### [Excerpted data]

****************************************

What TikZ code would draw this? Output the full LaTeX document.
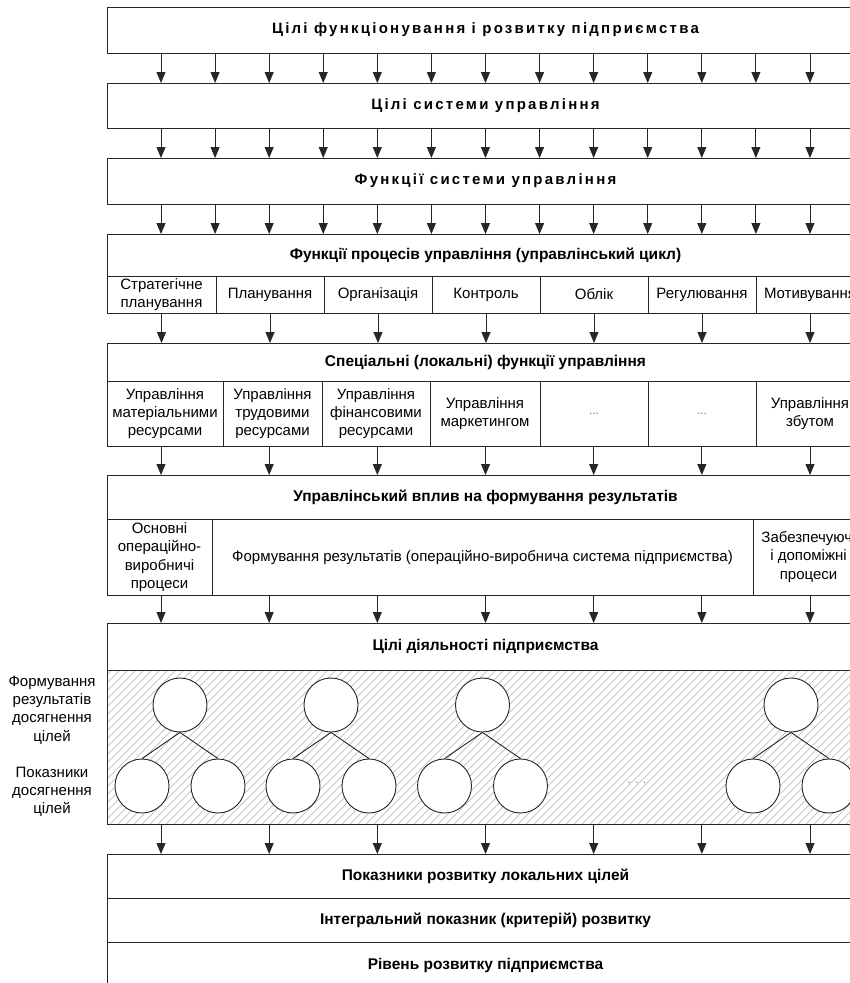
\documentclass[tikz,border=0pt]{standalone}
\usepackage{fontspec}
\setmainfont{Liberation Sans}
\newfontfamily\spacedfont[LetterSpace=15]{Liberation Sans}
\usetikzlibrary{arrows.meta}
\begin{document}
\begin{tikzpicture}[x=1pt,y=-1pt,
  box/.style={draw=black!85,line width=1pt,inner sep=0pt,outer sep=0pt,anchor=north west,align=center,fill=white},
  arr/.style={draw=black!85,line width=0.9pt,-{Triangle[width=9pt,length=11pt]}},
  reg/.style={font=\fontsize{15}{18.3}\selectfont},
  hd/.style={font=\bfseries\fontsize{15.5}{17}\selectfont},
  sp/.style={font=\spacedfont\bfseries\fontsize{15}{17}\selectfont},
  circ/.style={circle,draw=black!85,line width=0.9pt,fill=white,minimum size=54pt,inner sep=0pt},
  lnk/.style={draw=black!85,line width=0.9pt},
  dots/.style={text=black!55,font=\fontsize{12}{12}\selectfont}]
\useasboundingbox (0,0) rectangle (850,983);
\clip (0,0) rectangle (850,983);
% column coordinates
\foreach \i in {0,...,12}{\coordinate (k\i) at ({161+54.08*\i},0);}
\foreach \i in {0,...,6}{\coordinate (m\i) at ({161+108.17*\i},0);}
% top boxes
\node[box,sp,minimum width=757pt,minimum height=46pt] (b1) at (107,7) {Цілі функціонування і розвитку підприємства};
\node[box,sp,minimum width=757pt,minimum height=45pt] (b2) at (107,83) {Цілі системи управління};
\node[box,sp,minimum width=757pt,minimum height=46pt] (b3) at (107,158) {Функції системи управління};
\foreach \i in {0,...,12}{
  \draw[arr] (k\i |- b1.south) -- (k\i |- b2.north);
  \draw[arr] (k\i |- b2.south) -- (k\i |- b3.north);
}
% box 4
\node[box,hd,minimum width=757pt,minimum height=42pt] (b4) at (107,234) {Функції процесів управління (управлінський цикл)};
\foreach \i in {0,...,12}{\draw[arr] (k\i |- b3.south) -- (k\i |- b4.north);}
\node[box,reg,minimum width=109pt,minimum height=37pt] (c41) at (107,276) {Стратегічне\\планування};
\node[box,reg,minimum width=108pt,minimum height=37pt] (c42) at (216,276) {Планування};
\node[box,reg,minimum width=108pt,minimum height=37pt] (c43) at (324,276) {Організація};
\node[box,reg,minimum width=108pt,minimum height=37pt] (c44) at (432,276) {Контроль};
\node[box,reg,minimum width=108pt,minimum height=37pt] (c45) at (540,276) {Облік};
\node[box,reg,minimum width=108pt,minimum height=37pt] (c46) at (648,276) {Регулювання};
\node[box,reg,minimum width=108pt,minimum height=37pt] (c47) at (756,276) {Мотивування};
% box 5
\node[box,hd,minimum width=757pt,minimum height=38pt] (b5) at (107,343) {Спеціальні (локальні) функції управління};
\foreach \c in {c41,c42,c43,c44,c45,c46,c47}{\draw[arr] (\c.south) -- (\c.south |- b5.north);}
\node[box,reg,minimum width=116pt,minimum height=65pt] (c51) at (107,381) {Управління\\матеріальними\\ресурсами};
\node[box,reg,minimum width=99pt,minimum height=65pt] (c52) at (223,381) {Управління\\трудовими\\ресурсами};
\node[box,reg,minimum width=108pt,minimum height=65pt] (c53) at (322,381) {Управління\\фінансовими\\ресурсами};
\node[box,reg,minimum width=110pt,minimum height=65pt] (c54) at (430,381) {Управління\\маркетингом};
\node[box,dots,minimum width=108pt,minimum height=65pt] (c55) at (540,381) {...};
\node[box,dots,minimum width=108pt,minimum height=65pt] (c56) at (648,381) {...};
\node[box,reg,minimum width=108pt,minimum height=65pt] (c57) at (756,381) {Управління\\збутом};
% box 6
\node[box,hd,minimum width=757pt,minimum height=44pt] (b6) at (107,475) {Управлінський вплив на формування результатів};
\foreach \i in {0,...,6}{\draw[arr] (m\i |- c51.south) -- (m\i |- b6.north);}
\node[box,reg,minimum width=105pt,minimum height=76pt] (c61) at (107,519) {Основні\\операційно-\\виробничі\\процеси};
\node[box,reg,minimum width=541pt,minimum height=76pt] (c62) at (212,519) {Формування результатів (операційно-виробнича система підприємства)};
\node[box,reg,minimum width=111pt,minimum height=76pt] (c63) at (753,519) {Забезпечуючі\\і допоміжні\\процеси};
% box 7
\node[box,hd,minimum width=757pt,minimum height=47pt] (b7) at (107,623) {Цілі діяльності підприємства};
\foreach \i in {0,...,6}{\draw[arr] (m\i |- c61.south) -- (m\i |- b7.north);}
% hatched zone
\node[box,minimum width=757pt,minimum height=154pt] (hz) at (107,670) {};
\begin{scope}
  \clip (hz.north west) rectangle (hz.south east);
  \foreach \x in {-50,-42,...,870}{\draw[black!30,line width=0.6pt] (\x,824) -- ++(154,-154);}
\end{scope}
\draw[line width=1pt,draw=black!85] (hz.north west) rectangle (hz.south east);
% trees
\foreach \n/\x in {1/180,2/331,3/482.5,4/791}{
  \node[circ] (t\n) at (\x,705) {};
  \node[circ] (t\n a) at (\x-38,786) {};
  \node[circ] (t\n b) at (\x+38,786) {};
  \draw[lnk] (t\n.south) -- (t\n a.north);
  \draw[lnk] (t\n.south) -- (t\n b.north);
}
\node[dots] (hd1) at (637,783) {. . .};
% left labels
\node[reg,align=center] (lab1) at (52,710) {Формування\\результатів\\досягнення\\цілей};
\node[reg,align=center] (lab2) at (52,792) {Показники\\досягнення\\цілей};
% bottom boxes
\node[box,hd,minimum width=757pt,minimum height=44pt] (b8) at (107,854) {Показники розвитку локальних цілей};
\foreach \i in {0,...,6}{\draw[arr] (m\i |- hz.south) -- (m\i |- b8.north);}
\node[box,hd,minimum width=757pt,minimum height=44pt] (b9) at (107,898) {Інтегральний показник (критерій) розвитку};
\node[box,hd,minimum width=757pt,minimum height=46pt] (b10) at (107,942) {Рівень розвитку підприємства};
\end{tikzpicture}
\end{document}
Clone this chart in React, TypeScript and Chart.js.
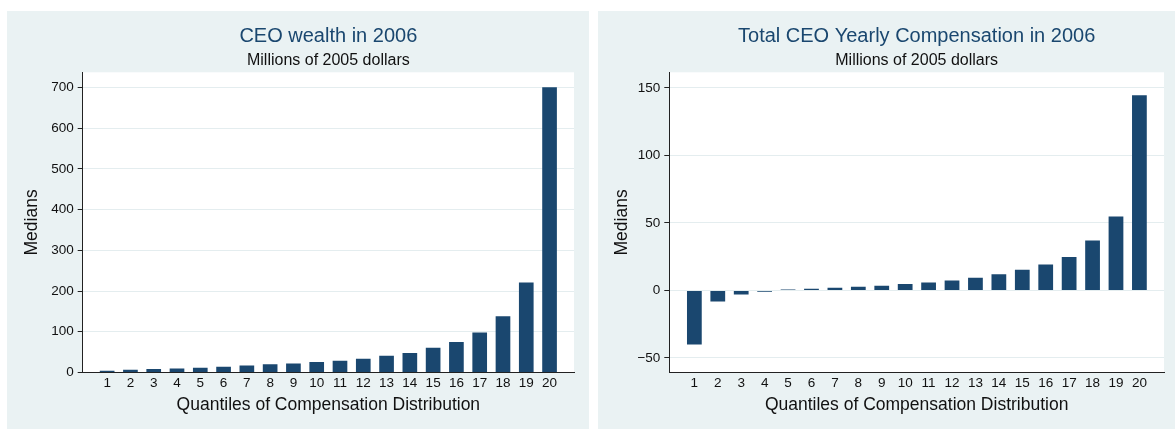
import { useEffect, useRef } from 'react'
import { Chart, registerables } from 'chart.js'

Chart.register(...registerables)

// quantiles 1..20 of the compensation distribution
const quantiles = [1, 2, 3, 4, 5, 6, 7, 8, 9, 10, 11, 12, 13, 14, 15, 16, 17, 18, 19, 20]

// medians, millions of 2005 dollars
const wealthMedians = [4, 6.5, 8.5, 10, 11.5, 14, 17, 20, 22, 26, 29, 34, 41, 48, 61, 75, 98, 138, 221, 700]
const compensationMedians = [
  -40, -8.2, -3, -1, 0.75, 1.2, 2, 2.7, 3.5, 4.7, 5.9, 7.4, 9.4, 11.9, 15.3, 19.3, 24.8, 36.9, 54.7, 144.6,
]

const wealthTicks = [0, 100, 200, 300, 400, 500, 600, 700]
const compensationTicks = [-50, 0, 50, 100, 150]

const FONT = "'Liberation Sans', Arial, Helvetica, sans-serif"
const NAVY = '#1a476f'
const PANEL_BG = '#eaf2f3'
const GRID = '#e4edef'

interface PanelProps {
  title: string
  values: number[]
  yTicks: number[]
  yMin: number
  yMax: number
  xMin: number
  xMax: number
  left: number
  width: number
  yAxisWidth: number
  padRight: number
  yTitlePad: number
}

// white plot region like Stata's
const plotBackground = {
  id: 'plotBackground',
  beforeDraw(chart: Chart) {
    const { ctx, chartArea } = chart
    ctx.save()
    ctx.fillStyle = '#ffffff'
    ctx.fillRect(chartArea.left, chartArea.top, chartArea.width, chartArea.height)
    ctx.restore()
  },
}

function BarPanel(props: PanelProps) {
  const canvasRef = useRef<HTMLCanvasElement>(null)
  const chartRef = useRef<Chart | null>(null)

  useEffect(() => {
    if (!canvasRef.current) return
    if (chartRef.current) chartRef.current.destroy()
    const ctx = canvasRef.current.getContext('2d')
    if (!ctx) return

    chartRef.current = new Chart(ctx, {
      type: 'bar',
      data: {
        datasets: [
          {
            label: 'Medians',
            data: quantiles.map((q, i) => ({ x: q, y: props.values[i] })),
            backgroundColor: NAVY,
            borderWidth: 0,
            barPercentage: 0.63,
            categoryPercentage: 1,
          },
        ],
      },
      options: {
        responsive: true,
        maintainAspectRatio: false,
        animation: false,
        layout: {
          padding: { left: 0, right: props.padRight, top: 0, bottom: 0 },
        },
        plugins: {
          legend: { display: false },
          tooltip: { enabled: false },
          title: {
            display: true,
            text: props.title,
            color: NAVY,
            fullSize: false,
            font: { family: FONT, size: 20, weight: 'normal' },
            padding: { top: 13.3, bottom: 0 },
          },
          subtitle: {
            display: true,
            text: 'Millions of 2005 dollars',
            color: '#111',
            fullSize: false,
            font: { family: FONT, size: 16, weight: 'normal' },
            padding: { top: 2.6, bottom: 2.2 },
          },
        },
        scales: {
          x: {
            type: 'linear',
            min: props.xMin,
            max: props.xMax,
            offset: false,
            grid: { display: false, drawTicks: false },
            border: { display: true, color: '#222', width: 1 },
            afterBuildTicks: (scale: any) => {
              scale.ticks = quantiles.map((q) => ({ value: q }))
            },
            afterFit: (scale: any) => {
              scale.height = 56.5
            },
            ticks: {
              color: '#111',
              padding: 3,
              maxRotation: 0,
              autoSkip: false,
              font: { family: FONT, size: 13.5 },
              callback: (v: any) => String(v),
            },
            title: {
              display: true,
              text: 'Quantiles of Compensation Distribution',
              color: '#111',
              font: { family: FONT, size: 17.5 },
              padding: { top: 0, bottom: 13.8 },
            },
          },
          y: {
            type: 'linear',
            min: props.yMin,
            max: props.yMax,
            grid: { color: GRID, tickColor: '#222', tickLength: 5, drawTicks: true },
            border: { display: true, color: '#222', width: 1 },
            afterBuildTicks: (scale: any) => {
              scale.ticks = props.yTicks.map((t) => ({ value: t }))
            },
            afterFit: (scale: any) => {
              scale.width = props.yAxisWidth
            },
            ticks: {
              color: '#111',
              padding: 4,
              font: { family: FONT, size: 13.5 },
              callback: (v: any) => String(v).replace('-', '\u2212'),
            },
            title: {
              display: true,
              text: 'Medians',
              color: '#111',
              font: { family: FONT, size: 17.5 },
              padding: { top: props.yTitlePad, bottom: 0 },
            },
          },
        },
      },
      plugins: [plotBackground],
    })

    return () => {
      if (chartRef.current) {
        chartRef.current.destroy()
        chartRef.current = null
      }
    }
  }, [props])

  return (
    <div
      style={{
        position: 'absolute',
        left: props.left,
        top: 11,
        width: props.width,
        height: 418,
        background: PANEL_BG,
      }}
    >
      <canvas ref={canvasRef}></canvas>
    </div>
  )
}

const leftPanel: PanelProps = {
  title: 'CEO wealth in 2006',
  values: wealthMedians,
  yTicks: wealthTicks,
  yMin: 0,
  yMax: 737,
  xMin: -0.05,
  xMax: 21.05,
  left: 7,
  width: 582,
  yAxisWidth: 75.7,
  padRight: 15,
  yTitlePad: 14.2,
}

const rightPanel: PanelProps = {
  title: 'Total CEO Yearly Compensation in 2006',
  values: compensationMedians,
  yTicks: compensationTicks,
  yMin: -60.8,
  yMax: 161.6,
  xMin: -0.07,
  xMax: 21.05,
  left: 598,
  width: 577,
  yAxisWidth: 71.3,
  padRight: 11,
  yTitlePad: 13.3,
}

export default function App() {
  return (
    <div
      style={{
        position: 'absolute',
        left: 0,
        top: 0,
        width: 1175,
        height: 429,
        background: '#ffffff',
        overflow: 'hidden',
      }}
    >
      <BarPanel {...leftPanel} />
      <BarPanel {...rightPanel} />
    </div>
  )
}
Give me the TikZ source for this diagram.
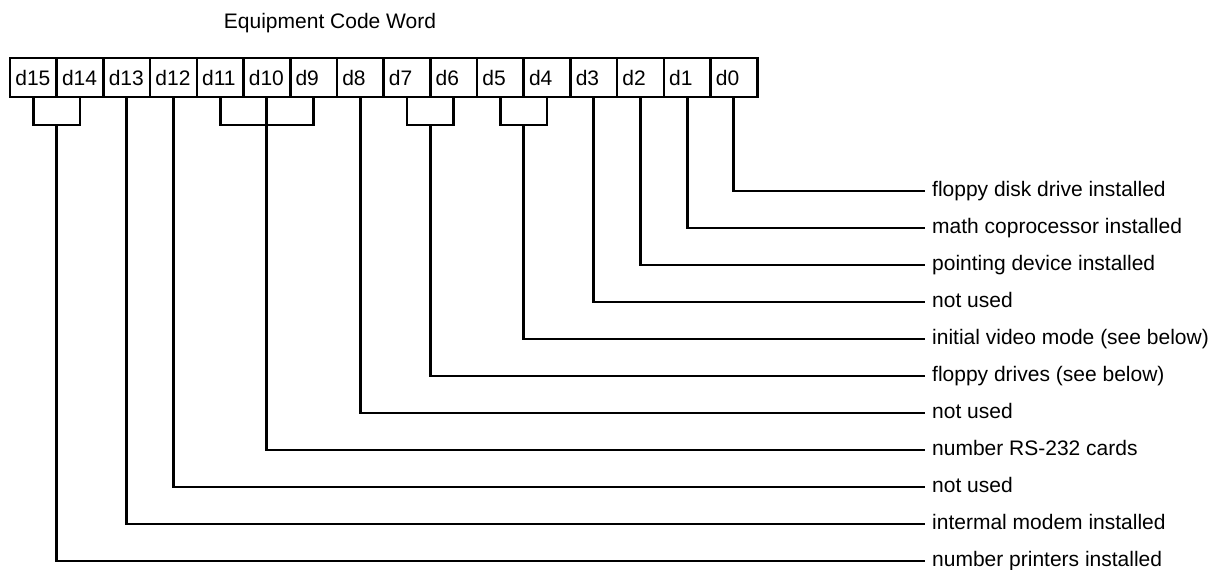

****************************************

### [What is expected]
Show all lines in the entries above where the string "this" appears.

### [Expected answer]
What TikZ code would draw this? Output the full LaTeX document.
Clone this chart in React, TypeScript and Chart.js.
Give me the TikZ source for this diagram.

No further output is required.